GIVEN REQUEST:
Reproduce exactly the lines from the line with "Clone this chart in matplotlib." through the line with "from matplotlib.lines import Line2D", both included, and no other lines.

(Lines of data)
----------------------------------------

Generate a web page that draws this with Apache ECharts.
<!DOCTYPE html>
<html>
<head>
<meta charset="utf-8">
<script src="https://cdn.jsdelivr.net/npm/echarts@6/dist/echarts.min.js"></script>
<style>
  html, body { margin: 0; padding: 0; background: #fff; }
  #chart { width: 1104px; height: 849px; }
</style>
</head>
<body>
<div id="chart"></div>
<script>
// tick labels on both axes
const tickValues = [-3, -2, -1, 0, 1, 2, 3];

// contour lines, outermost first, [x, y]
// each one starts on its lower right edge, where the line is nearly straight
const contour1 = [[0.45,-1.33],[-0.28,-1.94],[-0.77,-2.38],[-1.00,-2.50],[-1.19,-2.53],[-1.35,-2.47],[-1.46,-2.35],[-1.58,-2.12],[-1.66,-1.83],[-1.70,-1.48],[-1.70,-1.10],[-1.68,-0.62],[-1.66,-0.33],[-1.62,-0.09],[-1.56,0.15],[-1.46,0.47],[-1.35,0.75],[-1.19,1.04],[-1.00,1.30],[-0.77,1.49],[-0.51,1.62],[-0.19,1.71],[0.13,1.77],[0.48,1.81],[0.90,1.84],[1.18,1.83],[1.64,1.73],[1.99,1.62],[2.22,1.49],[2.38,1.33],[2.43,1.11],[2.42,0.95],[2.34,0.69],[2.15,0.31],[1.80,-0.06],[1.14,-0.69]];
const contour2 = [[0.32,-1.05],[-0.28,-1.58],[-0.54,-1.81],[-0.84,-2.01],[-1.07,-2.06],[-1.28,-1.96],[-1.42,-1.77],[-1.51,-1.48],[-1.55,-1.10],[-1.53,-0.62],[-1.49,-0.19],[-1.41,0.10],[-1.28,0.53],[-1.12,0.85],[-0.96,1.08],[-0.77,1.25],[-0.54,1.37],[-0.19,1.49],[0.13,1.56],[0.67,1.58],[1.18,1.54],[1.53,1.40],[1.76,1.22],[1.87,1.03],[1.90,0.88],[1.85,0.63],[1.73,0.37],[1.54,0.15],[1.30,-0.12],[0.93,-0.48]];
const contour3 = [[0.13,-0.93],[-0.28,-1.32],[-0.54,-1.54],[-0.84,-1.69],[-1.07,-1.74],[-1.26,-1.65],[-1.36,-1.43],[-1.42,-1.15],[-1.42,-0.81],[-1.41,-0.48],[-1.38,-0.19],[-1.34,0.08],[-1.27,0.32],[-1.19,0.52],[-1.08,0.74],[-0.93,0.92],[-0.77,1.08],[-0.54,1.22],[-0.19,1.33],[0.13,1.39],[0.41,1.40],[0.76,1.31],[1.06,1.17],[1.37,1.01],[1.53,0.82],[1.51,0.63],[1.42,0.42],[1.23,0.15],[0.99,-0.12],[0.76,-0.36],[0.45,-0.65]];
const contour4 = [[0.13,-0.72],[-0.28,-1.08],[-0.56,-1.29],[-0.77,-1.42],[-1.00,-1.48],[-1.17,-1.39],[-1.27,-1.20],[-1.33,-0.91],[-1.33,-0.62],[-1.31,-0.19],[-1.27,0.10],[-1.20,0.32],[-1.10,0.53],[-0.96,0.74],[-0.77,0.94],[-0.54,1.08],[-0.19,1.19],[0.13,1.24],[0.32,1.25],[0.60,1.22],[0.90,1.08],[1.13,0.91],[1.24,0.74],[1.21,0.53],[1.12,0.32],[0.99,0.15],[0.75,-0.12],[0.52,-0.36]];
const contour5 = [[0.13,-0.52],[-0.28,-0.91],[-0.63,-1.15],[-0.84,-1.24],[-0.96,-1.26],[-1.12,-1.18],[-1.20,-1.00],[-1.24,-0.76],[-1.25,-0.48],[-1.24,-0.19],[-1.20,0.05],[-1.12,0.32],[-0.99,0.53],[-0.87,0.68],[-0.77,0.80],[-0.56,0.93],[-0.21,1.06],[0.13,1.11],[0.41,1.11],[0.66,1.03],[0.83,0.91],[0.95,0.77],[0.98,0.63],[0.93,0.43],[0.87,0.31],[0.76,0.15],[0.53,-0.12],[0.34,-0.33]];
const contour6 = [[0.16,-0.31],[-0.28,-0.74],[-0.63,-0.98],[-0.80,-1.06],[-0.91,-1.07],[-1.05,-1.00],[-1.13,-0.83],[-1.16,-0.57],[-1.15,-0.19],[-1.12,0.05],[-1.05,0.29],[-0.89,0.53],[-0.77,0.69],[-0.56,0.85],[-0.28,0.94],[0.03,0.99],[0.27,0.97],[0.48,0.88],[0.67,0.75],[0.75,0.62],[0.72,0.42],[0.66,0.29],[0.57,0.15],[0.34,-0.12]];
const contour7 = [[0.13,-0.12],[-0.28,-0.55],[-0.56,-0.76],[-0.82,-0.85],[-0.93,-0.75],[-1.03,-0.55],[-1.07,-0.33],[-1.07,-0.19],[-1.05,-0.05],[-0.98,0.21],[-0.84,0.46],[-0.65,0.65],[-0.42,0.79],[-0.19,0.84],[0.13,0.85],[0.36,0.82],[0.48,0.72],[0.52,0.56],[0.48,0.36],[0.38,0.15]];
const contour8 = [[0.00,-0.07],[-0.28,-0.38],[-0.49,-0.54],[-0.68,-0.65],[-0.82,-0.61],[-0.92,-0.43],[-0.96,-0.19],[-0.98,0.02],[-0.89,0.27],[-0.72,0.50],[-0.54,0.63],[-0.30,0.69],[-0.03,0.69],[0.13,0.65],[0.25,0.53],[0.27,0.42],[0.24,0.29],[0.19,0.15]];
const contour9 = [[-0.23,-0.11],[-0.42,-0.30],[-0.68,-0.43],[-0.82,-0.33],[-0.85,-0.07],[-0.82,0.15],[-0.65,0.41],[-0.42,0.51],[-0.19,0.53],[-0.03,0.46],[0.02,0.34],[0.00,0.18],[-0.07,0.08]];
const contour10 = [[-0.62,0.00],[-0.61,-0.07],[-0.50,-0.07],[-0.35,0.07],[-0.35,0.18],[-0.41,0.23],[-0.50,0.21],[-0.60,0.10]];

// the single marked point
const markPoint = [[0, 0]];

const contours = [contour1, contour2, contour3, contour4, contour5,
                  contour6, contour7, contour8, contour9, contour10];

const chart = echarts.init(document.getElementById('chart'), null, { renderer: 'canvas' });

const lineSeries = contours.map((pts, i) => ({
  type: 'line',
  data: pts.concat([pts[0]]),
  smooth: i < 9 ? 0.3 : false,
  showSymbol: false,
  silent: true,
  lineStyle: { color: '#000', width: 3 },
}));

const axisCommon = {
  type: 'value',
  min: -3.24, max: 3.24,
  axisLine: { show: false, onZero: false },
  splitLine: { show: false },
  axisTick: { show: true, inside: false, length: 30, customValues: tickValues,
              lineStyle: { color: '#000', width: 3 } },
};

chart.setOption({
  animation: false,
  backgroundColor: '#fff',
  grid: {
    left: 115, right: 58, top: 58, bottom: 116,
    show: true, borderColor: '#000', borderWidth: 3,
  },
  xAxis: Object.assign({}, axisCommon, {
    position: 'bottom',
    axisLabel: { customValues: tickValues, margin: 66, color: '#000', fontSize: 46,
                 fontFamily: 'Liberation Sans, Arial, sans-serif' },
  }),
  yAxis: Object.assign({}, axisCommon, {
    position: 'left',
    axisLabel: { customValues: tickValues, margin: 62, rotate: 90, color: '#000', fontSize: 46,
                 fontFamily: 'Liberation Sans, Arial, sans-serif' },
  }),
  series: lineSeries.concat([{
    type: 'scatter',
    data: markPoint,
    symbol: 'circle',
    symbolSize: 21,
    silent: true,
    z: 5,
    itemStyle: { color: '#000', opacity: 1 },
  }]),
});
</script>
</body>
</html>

----------------------------------------

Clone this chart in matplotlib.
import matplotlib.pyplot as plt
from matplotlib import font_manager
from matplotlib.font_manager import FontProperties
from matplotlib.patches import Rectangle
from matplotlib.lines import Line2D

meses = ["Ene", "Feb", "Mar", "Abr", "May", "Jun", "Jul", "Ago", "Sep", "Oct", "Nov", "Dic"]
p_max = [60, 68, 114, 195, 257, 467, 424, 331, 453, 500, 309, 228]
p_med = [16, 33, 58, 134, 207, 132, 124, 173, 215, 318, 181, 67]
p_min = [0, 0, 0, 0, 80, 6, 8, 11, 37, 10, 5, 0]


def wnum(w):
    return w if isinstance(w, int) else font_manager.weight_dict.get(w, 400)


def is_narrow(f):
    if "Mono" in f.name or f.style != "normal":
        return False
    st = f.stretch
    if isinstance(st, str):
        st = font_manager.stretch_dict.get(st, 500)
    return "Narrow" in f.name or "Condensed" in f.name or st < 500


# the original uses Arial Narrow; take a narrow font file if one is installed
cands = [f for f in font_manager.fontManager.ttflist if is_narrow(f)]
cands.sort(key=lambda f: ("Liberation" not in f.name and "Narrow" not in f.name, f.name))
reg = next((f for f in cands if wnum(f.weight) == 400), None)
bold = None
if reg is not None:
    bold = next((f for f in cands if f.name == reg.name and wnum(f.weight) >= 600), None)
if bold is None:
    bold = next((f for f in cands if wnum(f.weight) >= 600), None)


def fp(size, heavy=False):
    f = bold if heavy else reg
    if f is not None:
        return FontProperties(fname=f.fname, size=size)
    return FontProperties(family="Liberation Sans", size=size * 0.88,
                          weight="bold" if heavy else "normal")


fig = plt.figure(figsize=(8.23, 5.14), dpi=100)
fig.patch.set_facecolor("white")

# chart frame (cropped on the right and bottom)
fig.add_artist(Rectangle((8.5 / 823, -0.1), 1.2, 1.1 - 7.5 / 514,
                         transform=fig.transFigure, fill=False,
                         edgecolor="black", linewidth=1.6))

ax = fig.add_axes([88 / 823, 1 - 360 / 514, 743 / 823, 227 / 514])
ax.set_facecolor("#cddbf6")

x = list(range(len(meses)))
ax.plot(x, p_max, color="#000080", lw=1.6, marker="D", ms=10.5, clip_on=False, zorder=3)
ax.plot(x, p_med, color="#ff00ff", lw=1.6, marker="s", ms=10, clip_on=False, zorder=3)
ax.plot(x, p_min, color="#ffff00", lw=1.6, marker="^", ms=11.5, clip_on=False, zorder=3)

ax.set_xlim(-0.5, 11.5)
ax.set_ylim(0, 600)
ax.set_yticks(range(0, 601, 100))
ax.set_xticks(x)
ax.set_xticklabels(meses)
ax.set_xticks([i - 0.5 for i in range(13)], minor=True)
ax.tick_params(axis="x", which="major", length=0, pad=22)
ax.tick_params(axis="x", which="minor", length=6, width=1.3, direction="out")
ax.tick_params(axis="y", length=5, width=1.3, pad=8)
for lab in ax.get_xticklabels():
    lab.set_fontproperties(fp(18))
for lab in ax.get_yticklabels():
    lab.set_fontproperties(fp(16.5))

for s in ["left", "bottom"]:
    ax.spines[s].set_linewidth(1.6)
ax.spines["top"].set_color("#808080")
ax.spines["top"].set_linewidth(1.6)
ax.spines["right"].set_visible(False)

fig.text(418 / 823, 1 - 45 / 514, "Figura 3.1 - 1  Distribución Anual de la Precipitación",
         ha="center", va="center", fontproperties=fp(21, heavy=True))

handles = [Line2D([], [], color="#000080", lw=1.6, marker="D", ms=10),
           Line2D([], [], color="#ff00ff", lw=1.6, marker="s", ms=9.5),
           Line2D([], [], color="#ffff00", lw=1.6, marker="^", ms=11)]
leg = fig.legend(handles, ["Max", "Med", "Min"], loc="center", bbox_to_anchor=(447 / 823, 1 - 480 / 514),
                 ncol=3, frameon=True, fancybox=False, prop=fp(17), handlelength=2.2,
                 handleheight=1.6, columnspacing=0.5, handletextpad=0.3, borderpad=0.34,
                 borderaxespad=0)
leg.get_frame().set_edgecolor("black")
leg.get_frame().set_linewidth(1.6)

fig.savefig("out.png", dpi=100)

----------------------------------------

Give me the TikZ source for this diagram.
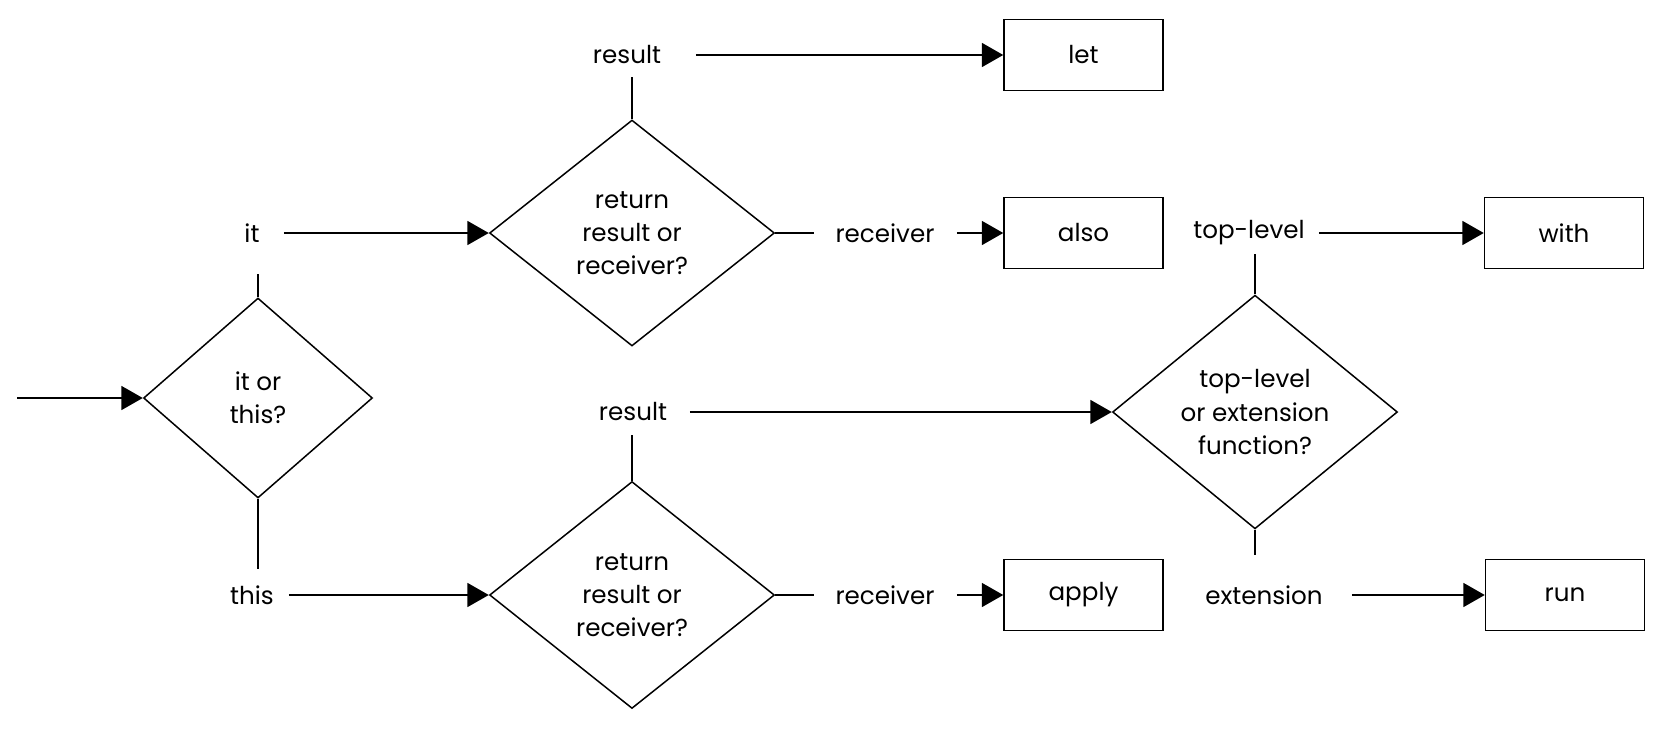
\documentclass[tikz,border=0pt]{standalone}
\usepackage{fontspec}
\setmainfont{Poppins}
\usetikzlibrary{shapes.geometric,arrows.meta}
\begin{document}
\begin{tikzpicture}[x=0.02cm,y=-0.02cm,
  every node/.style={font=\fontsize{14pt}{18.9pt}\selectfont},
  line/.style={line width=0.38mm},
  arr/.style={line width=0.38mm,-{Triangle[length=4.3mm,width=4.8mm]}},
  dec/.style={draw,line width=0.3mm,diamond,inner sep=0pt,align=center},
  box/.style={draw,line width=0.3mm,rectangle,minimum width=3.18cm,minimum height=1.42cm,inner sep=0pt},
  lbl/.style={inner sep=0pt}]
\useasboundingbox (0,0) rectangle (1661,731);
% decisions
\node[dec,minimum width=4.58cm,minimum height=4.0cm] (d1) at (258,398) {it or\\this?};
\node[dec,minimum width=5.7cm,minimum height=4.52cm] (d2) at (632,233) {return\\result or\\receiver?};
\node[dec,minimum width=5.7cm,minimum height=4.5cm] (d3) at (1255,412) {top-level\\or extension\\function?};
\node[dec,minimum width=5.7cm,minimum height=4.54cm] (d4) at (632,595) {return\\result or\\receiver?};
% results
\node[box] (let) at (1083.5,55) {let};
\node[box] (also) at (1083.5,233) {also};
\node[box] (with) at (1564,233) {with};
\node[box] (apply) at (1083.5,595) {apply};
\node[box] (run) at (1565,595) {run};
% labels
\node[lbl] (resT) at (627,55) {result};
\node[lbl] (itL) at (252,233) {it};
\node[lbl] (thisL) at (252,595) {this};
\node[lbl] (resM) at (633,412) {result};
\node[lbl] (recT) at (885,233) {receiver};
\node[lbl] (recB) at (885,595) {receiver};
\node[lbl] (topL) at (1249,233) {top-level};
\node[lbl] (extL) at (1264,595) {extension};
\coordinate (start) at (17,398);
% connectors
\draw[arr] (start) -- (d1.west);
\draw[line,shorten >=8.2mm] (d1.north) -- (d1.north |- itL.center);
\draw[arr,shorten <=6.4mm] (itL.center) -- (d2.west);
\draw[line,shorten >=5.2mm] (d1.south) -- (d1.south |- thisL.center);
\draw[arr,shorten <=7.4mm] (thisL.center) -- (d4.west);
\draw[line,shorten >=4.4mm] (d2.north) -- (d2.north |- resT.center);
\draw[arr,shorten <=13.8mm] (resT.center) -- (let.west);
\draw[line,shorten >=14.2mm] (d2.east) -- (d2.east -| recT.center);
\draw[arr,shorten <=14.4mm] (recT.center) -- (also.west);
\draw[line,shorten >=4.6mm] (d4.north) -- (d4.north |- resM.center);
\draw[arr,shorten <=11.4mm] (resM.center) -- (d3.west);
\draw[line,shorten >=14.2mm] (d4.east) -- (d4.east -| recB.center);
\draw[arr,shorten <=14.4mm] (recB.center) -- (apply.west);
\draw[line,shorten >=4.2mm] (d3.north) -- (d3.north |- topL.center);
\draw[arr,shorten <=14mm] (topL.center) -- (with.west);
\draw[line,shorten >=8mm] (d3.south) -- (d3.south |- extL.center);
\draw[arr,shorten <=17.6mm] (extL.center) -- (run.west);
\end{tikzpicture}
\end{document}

----------------------------------------

SOLUTION FOR THIS TASK:
Clone this chart in matplotlib.
import matplotlib.pyplot as plt
from matplotlib import font_manager
from matplotlib.font_manager import FontProperties
from matplotlib.patches import Rectangle
from matplotlib.lines import Line2D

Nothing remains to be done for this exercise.